Please retype the data in full and exactly; the pictures are not part of the copy.
** START Source material **
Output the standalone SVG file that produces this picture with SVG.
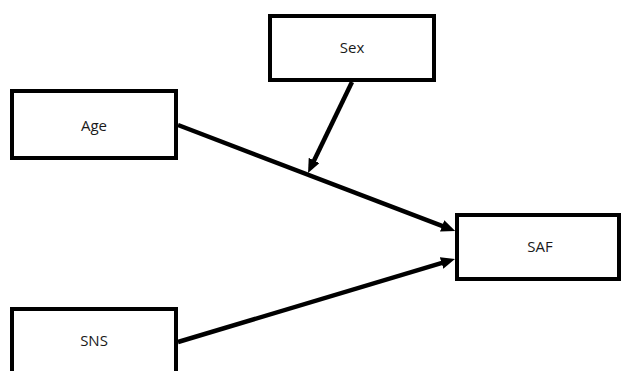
<svg xmlns="http://www.w3.org/2000/svg" width="621" height="371" viewBox="0 0 621 371">
<style>
.box{fill:#fff;stroke:#000;stroke-width:4}
.lbl{font-family:"Open Sans","Liberation Sans",sans-serif;font-size:15px;fill:#1a1a1a;text-anchor:middle}
.edge{stroke:#000;stroke-width:4.5;fill:none;marker-end:url(#ah)}
</style>
<defs>
<marker id="ah" markerUnits="userSpaceOnUse" markerWidth="14" markerHeight="12" refX="4" refY="6" orient="auto" viewBox="0 0 14 12">
<path d="M0,0 L14,6 L0,12 z" fill="#000"/>
</marker>
</defs>
<rect width="621" height="371" fill="#fff"/>
<g id="connectors">
<line class="edge" x1="178" y1="125" x2="445.9" y2="227.4"/>
<line class="edge" x1="352" y1="82" x2="312.4" y2="164"/>
<line class="edge" x1="178" y1="342" x2="445.4" y2="261.9"/>
</g>
<g id="sex"><rect class="box" x="270" y="16" width="164" height="64"/><text class="lbl" x="352" y="53">Sex</text></g>
<g id="age"><rect class="box" x="12" y="91" width="164" height="67"/><text class="lbl" x="94" y="131">Age</text></g>
<g id="saf"><rect class="box" x="457" y="215" width="162" height="64"/><text class="lbl" x="540" y="252">SAF</text></g>
<g id="sns"><rect class="box" x="12" y="309" width="164" height="70"/><text class="lbl" x="94" y="346">SNS</text></g>
</svg>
** END Source material **
### Answer
Output the standalone SVG file that produces this picture with SVG.
<svg xmlns="http://www.w3.org/2000/svg" width="621" height="371" viewBox="0 0 621 371">
<style>
.box{fill:#fff;stroke:#000;stroke-width:4}
.lbl{font-family:"Open Sans","Liberation Sans",sans-serif;font-size:15px;fill:#1a1a1a;text-anchor:middle}
.edge{stroke:#000;stroke-width:4.5;fill:none;marker-end:url(#ah)}
</style>
<defs>
<marker id="ah" markerUnits="userSpaceOnUse" markerWidth="14" markerHeight="12" refX="4" refY="6" orient="auto" viewBox="0 0 14 12">
<path d="M0,0 L14,6 L0,12 z" fill="#000"/>
</marker>
</defs>
<rect width="621" height="371" fill="#fff"/>
<g id="connectors">
<line class="edge" x1="178" y1="125" x2="445.9" y2="227.4"/>
<line class="edge" x1="352" y1="82" x2="312.4" y2="164"/>
<line class="edge" x1="178" y1="342" x2="445.4" y2="261.9"/>
</g>
<g id="sex"><rect class="box" x="270" y="16" width="164" height="64"/><text class="lbl" x="352" y="53">Sex</text></g>
<g id="age"><rect class="box" x="12" y="91" width="164" height="67"/><text class="lbl" x="94" y="131">Age</text></g>
<g id="saf"><rect class="box" x="457" y="215" width="162" height="64"/><text class="lbl" x="540" y="252">SAF</text></g>
<g id="sns"><rect class="box" x="12" y="309" width="164" height="70"/><text class="lbl" x="94" y="346">SNS</text></g>
</svg>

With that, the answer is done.